# Ebay TPMS relearn tool



## deadend9009 (Mar 12, 2016)

Hey folks,

Just wondering if anyone has any experience with the Ebay TPMS relearn tool found here. Its only 50$ and free shipping, but I am worried its only worth that much because it won't work as well, or won't last.

If anyone has used one, please share how that went.

Thanks!


----------



## Snipesy (Dec 7, 2015)

Yeah that should work. I never used one but it's the same as this. https://www.amazon.com/Kent-Moore-EL-50448-Pressure-Monitor-Activation/dp/B00A3UNYW8

Seems to have good reviews that don't looks botted.


----------



## Tomko (Jun 1, 2013)

deadend9009 said:


> Hey folks,
> 
> Just wondering if anyone has any experience with the Ebay TPMS relearn tool found here. Its only 50$ and free shipping, but I am worried its only worth that much because it won't work as well, or won't last.
> 
> ...


That's the model I have. Bought it through my dealership parts man. 
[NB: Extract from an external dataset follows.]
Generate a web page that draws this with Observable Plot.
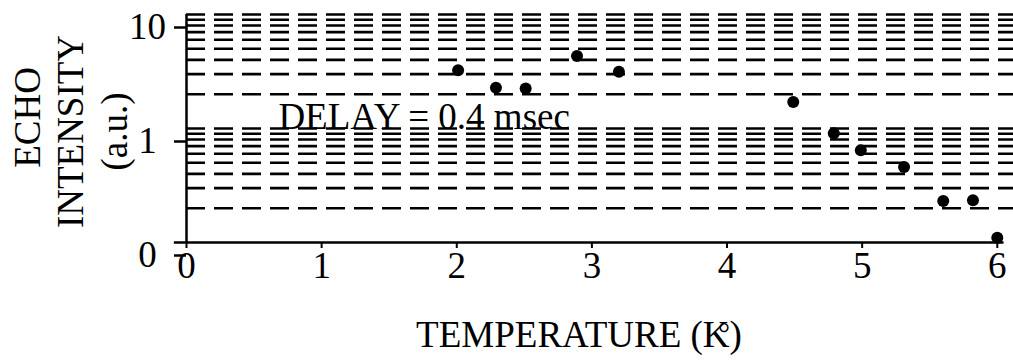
<!DOCTYPE html>
<html>
<head>
<meta charset="utf-8">
<script src="https://cdn.jsdelivr.net/npm/d3@7"></script>
<script src="https://cdn.jsdelivr.net/npm/@observablehq/plot@0.6"></script>
<style>
  html, body { margin: 0; padding: 0; background: #fff; }
</style>
</head>
<body>
<div id="chart"></div>
<script>
// Data
const temperature = [2.01, 2.29, 2.51, 2.89, 3.20, 4.49, 4.79, 4.99, 5.31, 5.60, 5.82, 6.00];
const intensity   = [3.24, 2.28, 2.24, 4.32, 3.15, 1.71, 0.908, 0.644, 0.459, 0.231, 0.235, 0.110];

const xTicks = [0, 1, 2, 3, 4, 5, 6];
const yTicks = [0.1, 1, 10];
const yTickLabels = ["0", "1", "10"];
const gridValues = [0.2, 0.3, 0.4, 0.5, 0.6, 0.7, 0.8, 0.9, 1, 2, 3, 4, 5, 6, 7, 8, 9, 10];

const annotation = "DELAY = 0.4 msec";
const xTitle = "TEMPERATURE (K)";
const degreeMark = "°";
const yTitleFirst = "ECHO";
const yTitleRest = "INTENSITY\n(a.u.)";

const points = temperature.map((t, i) => ({t, v: intensity[i]}));
const font = "'Liberation Serif', 'Times New Roman', serif";

const chart = Plot.plot({
  width: 1013,
  height: 362,
  marginLeft: 186,
  marginRight: 0,
  marginTop: 14,
  marginBottom: 120,
  x: {domain: [0, 6.12]},
  y: {type: "log", domain: [0.1, 10]},
  style: {fontFamily: font, fontSize: "36px", background: "white", color: "black"},
  marks: [
    Plot.ruleY(gridValues, {strokeDasharray: "19,9", strokeWidth: 2.6, stroke: "black"}),
    Plot.ruleX([0], {strokeWidth: 2.5, stroke: "black"}),
    Plot.ruleY([0.1], {x1: -0.09, x2: 6.05, strokeWidth: 2.5, stroke: "black"}),
    Plot.axisY({
      ticks: yTicks,
      tickFormat: d => yTickLabels[yTicks.indexOf(d)],
      tickSize: 12, tickPadding: 27, textAnchor: "middle", dy: 13,
      fontSize: 37, strokeWidth: 2.5, label: null
    }),
    Plot.axisX({
      ticks: xTicks, tickFormat: d => String(d),
      tickSize: 6, tickPadding: 3, fontSize: 37, strokeWidth: 2, label: null
    }),
    Plot.dot(points, {x: "t", y: "v", r: 6, fill: "black", stroke: null}),
    Plot.text([annotation], {x: 0.68, y: 1, text: d => d, textAnchor: "start", lineAnchor: "bottom", fontSize: 37, fill: "black"}),
    Plot.text([yTitleFirst], {frameAnchor: "left", text: d => d, rotate: -90, textAnchor: "middle", dx: -158, dy: -11, fontSize: 37, fill: "black"}),
    Plot.text([yTitleRest], {frameAnchor: "left", text: d => d, rotate: -90, textAnchor: "middle", dx: -96, dy: 3, lineHeight: 1.19, fontSize: 37, fill: "black"}),
    Plot.text([xTitle], {frameAnchor: "bottom", text: d => d, textAnchor: "middle", dx: -21, dy: 93, lineAnchor: "middle", fontSize: 37, fill: "black"}),
    Plot.text([degreeMark], {frameAnchor: "bottom", text: d => d, textAnchor: "middle", dx: 124, dy: 91, lineAnchor: "middle", fontSize: 30, fill: "black"})
  ]
});
document.getElementById("chart").appendChild(chart);
</script>
</body>
</html>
It works great - but the secret is to touch the antenna onto the rubber tire, at the valve stem, about one inch below the bead.


----------



## UpstateNYBill (Jan 14, 2012)

What Tomko said. Don't aim it at the valve stem. The sensor is inside the tire, so that is where you aim.

I have the same one, works perfectly.


----------